So you want $$\forall x,\\, x^t (\Lambda^{-1} - \Sigma^{-1}) x \geq 0$$ $(\Lambda^{-1} - \Sigma^{-1})$ is a symmetric matrix, and the condition expresses that it must be a positive matrix too.
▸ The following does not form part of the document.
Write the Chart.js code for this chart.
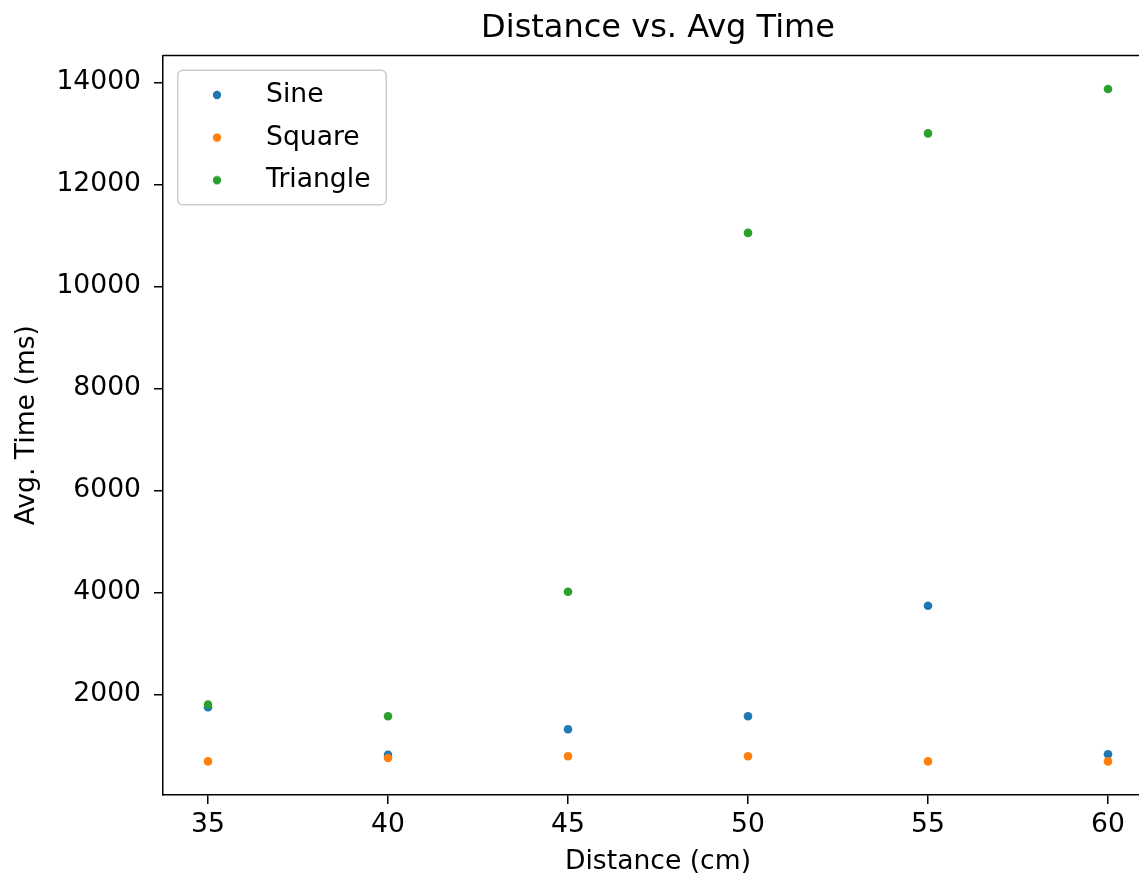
<!DOCTYPE html>
<html>
<head>
<meta charset="utf-8">
<script src="https://cdn.jsdelivr.net/npm/chart.js@4.4.0/dist/chart.umd.min.js"></script>
<style>
html, body { margin: 0; padding: 0; overflow: hidden; background: #fff; }
#wrap { position: absolute; left: 0; top: 0; width: 1165px; height: 878px; }
</style>
</head>
<body>
<div id="wrap"><canvas id="c" width="1165" height="878"></canvas></div>
<script>
// ---- data ----
const distances = [35, 40, 45, 50, 55, 60];
const sineTimes = [1750, 820, 1320, 1575, 3740, 830];
const squareTimes = [690, 755, 790, 790, 690, 690];
const triangleTimes = [1805, 1575, 4015, 11050, 13000, 13870];
const seriesNames = ['Sine', 'Square', 'Triangle'];
const seriesColors = ['#1f77b4', '#ff7f0e', '#2ca02c'];
const xTicks = [35, 40, 45, 50, 55, 60];
const yTicks = [2000, 4000, 6000, 8000, 10000, 12000, 14000];

// matplotlib-like 5% margins
function padRange(vals) {
  const mn = Math.min(...vals), mx = Math.max(...vals);
  const p = 0.05 * (mx - mn);
  return [mn - p, mx + p];
}
const [xMin, xMax] = padRange(distances);
const [yMin, yMax] = padRange([...sineTimes, ...squareTimes, ...triangleTimes]);

const FONT = 'DejaVu Sans';
const TICK_SIZE = 26.6;
Chart.defaults.font.family = FONT;
Chart.defaults.color = '#000';

function pts(ys) { return distances.map((x, i) => ({ x: x, y: ys[i] })); }
function dot(color) {
  const c = document.createElement('canvas');
  c.width = 10; c.height = 10;
  const g = c.getContext('2d');
  g.fillStyle = color;
  g.beginPath(); g.arc(5, 5, 4.2, 0, Math.PI * 2); g.fill();
  return c;
}

const seriesData = [sineTimes, squareTimes, triangleTimes];
const datasets = seriesNames.map((name, i) => ({
  label: name,
  data: pts(seriesData[i]),
  backgroundColor: seriesColors[i],
  borderColor: seriesColors[i],
  borderWidth: 0,
  pointRadius: 4.3,
  pointHoverRadius: 4.3,
  order: seriesNames.length - 1 - i
}));

const framePlugin = {
  id: 'frame',
  afterUpdate(chart) {
    const lg = chart.legend, ca = chart.chartArea;
    if (!lg) return;
    const w = lg.width, h = lg.height;
    lg.left = ca.left + 2.25;
    lg.top = ca.top + 10.3;
    lg.right = lg.left + w;
    lg.bottom = lg.top + h;
    if (lg.adjustHitBoxes) lg.adjustHitBoxes();
  },
  beforeDraw(chart) {
    const lg = chart.legend, ctx = chart.ctx;
    if (!lg) return;
    const x0 = lg.left + 12.5, y0 = lg.top + 4.5, x1 = lg.left + 221, y1 = lg.top + 139;
    const r = 5;
    ctx.save();
    ctx.beginPath();
    ctx.moveTo(x0 + r, y0);
    ctx.arcTo(x1, y0, x1, y1, r);
    ctx.arcTo(x1, y1, x0, y1, r);
    ctx.arcTo(x0, y1, x0, y0, r);
    ctx.arcTo(x0, y0, x1, y0, r);
    ctx.closePath();
    ctx.fillStyle = 'rgba(255,255,255,0.8)';
    ctx.fill();
    ctx.strokeStyle = '#cccccc';
    ctx.lineWidth = 1.5;
    ctx.stroke();
    ctx.restore();
  },
  afterDraw(chart) {
    const ca = chart.chartArea, ctx = chart.ctx;
    ctx.save();
    ctx.strokeStyle = '#000';
    ctx.lineWidth = 1.5;
    ctx.beginPath();
    ctx.moveTo(ca.left, ca.top);
    ctx.lineTo(ca.right, ca.top);
    ctx.lineTo(ca.right, ca.bottom);
    ctx.stroke();
    ctx.restore();
  }
};

new Chart(document.getElementById('c'), {
  type: 'scatter',
  data: { datasets: datasets },
  plugins: [framePlugin],
  options: {
    responsive: false,
    animation: false,
    devicePixelRatio: 1,
    events: [],
    layout: { padding: { left: 0, right: 12, top: 0, bottom: 0 } },
    plugins: {
      title: {
        display: true,
        text: 'Distance vs. Avg Time',
        fullSize: false,
        color: '#000',
        font: { family: FONT, size: 32, weight: 'normal' },
        padding: { top: 9, bottom: 8 }
      },
      legend: {
        display: true,
        position: 'chartArea',
        align: 'start',
        labels: {
          usePointStyle: true,
          pointStyleWidth: 71.5,
          boxHeight: 8,
          padding: 16,
          color: '#000',
          font: { family: FONT, size: TICK_SIZE },
          generateLabels: (chart) => chart.data.datasets.map((ds, i) => ({
            text: ds.label,
            pointStyle: dot(ds.backgroundColor),
            fillStyle: ds.backgroundColor,
            strokeStyle: ds.backgroundColor,
            lineWidth: 0,
            hidden: !chart.isDatasetVisible(i),
            datasetIndex: i
          }))
        }
      },
      tooltip: { enabled: false }
    },
    scales: {
      x: {
        type: 'linear',
        position: 'bottom',
        min: xMin,
        max: xMax,
        afterBuildTicks: (s) => { s.ticks = xTicks.map(v => ({ value: v })); },
        afterFit: (s) => { s.height = 83; },
        ticks: {
          color: '#000',
          padding: 5,
          font: { family: FONT, size: TICK_SIZE },
          maxRotation: 0,
          autoSkip: false,
          callback: (v) => String(v)
        },
        grid: { display: true, drawOnChartArea: false, drawTicks: true, tickLength: 9, color: '#000', lineWidth: 1.5 },
        border: { display: true, color: '#000', width: 1.5 },
        title: {
          display: true,
          text: 'Distance (cm)',
          color: '#000',
          font: { family: FONT, size: TICK_SIZE },
          padding: { top: 0, bottom: 0 }
        }
      },
      y: {
        type: 'linear',
        position: 'left',
        min: yMin,
        max: yMax,
        afterBuildTicks: (s) => { s.ticks = yTicks.map(v => ({ value: v })); },
        afterFit: (s) => { s.width = 163; },
        ticks: {
          color: '#000',
          padding: 13,
          font: { family: FONT, size: TICK_SIZE },
          autoSkip: false,
          callback: (v) => String(v)
        },
        grid: { display: true, drawOnChartArea: false, drawTicks: true, tickLength: 9, color: '#000', lineWidth: 1.5 },
        border: { display: true, color: '#000', width: 1.5 },
        title: {
          display: true,
          text: 'Avg. Time (ms)',
          color: '#000',
          font: { family: FONT, size: TICK_SIZE },
          padding: { top: 11, bottom: 0 }
        }
      }
    }
  }
});
</script>
</body>
</html>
Let $T = \Sigma^{-1}$ and $M = \Lambda^{-1}$ we want to maximize $\det(T)$ with the constraint $\det(T-M)\geq 0$
Let's write the KKT conditions
$$L(T,\mu_0,\mu_1) = -(\det(T)) +\mu_0 \det(T-M) +\mu_1 \det(T)$$
$$\left\\{\begin{array}{ccc} \forall i,\\,-\Pi_{j\neq i} t_i + \mu_0 \hbox{adj}(T-M)_{i,i} + \mu_1 \Pi_{j\neq i} t_i &= &0\\\\ \mu_0 & \leq & 0\\\\ \mu_1 & \leq & 0\\\\ \mu_0 \det(T-M) & = & 0\\\\ \mu_1 \det(T) & = & 0\\\\ \end{array}\right.$$
The last equation implies $\mu_1 = 0$ since we can always do better than an infinite volume. The other one tells us that the ellipses touch, so $\det{T-M}=0$ $$\forall i,\\, \Pi_{j\neq i} t_i = \mu_0 \hbox{adj}(T-M)_{i,i}$$
I don't see immediately an exact way to solve this system of equations.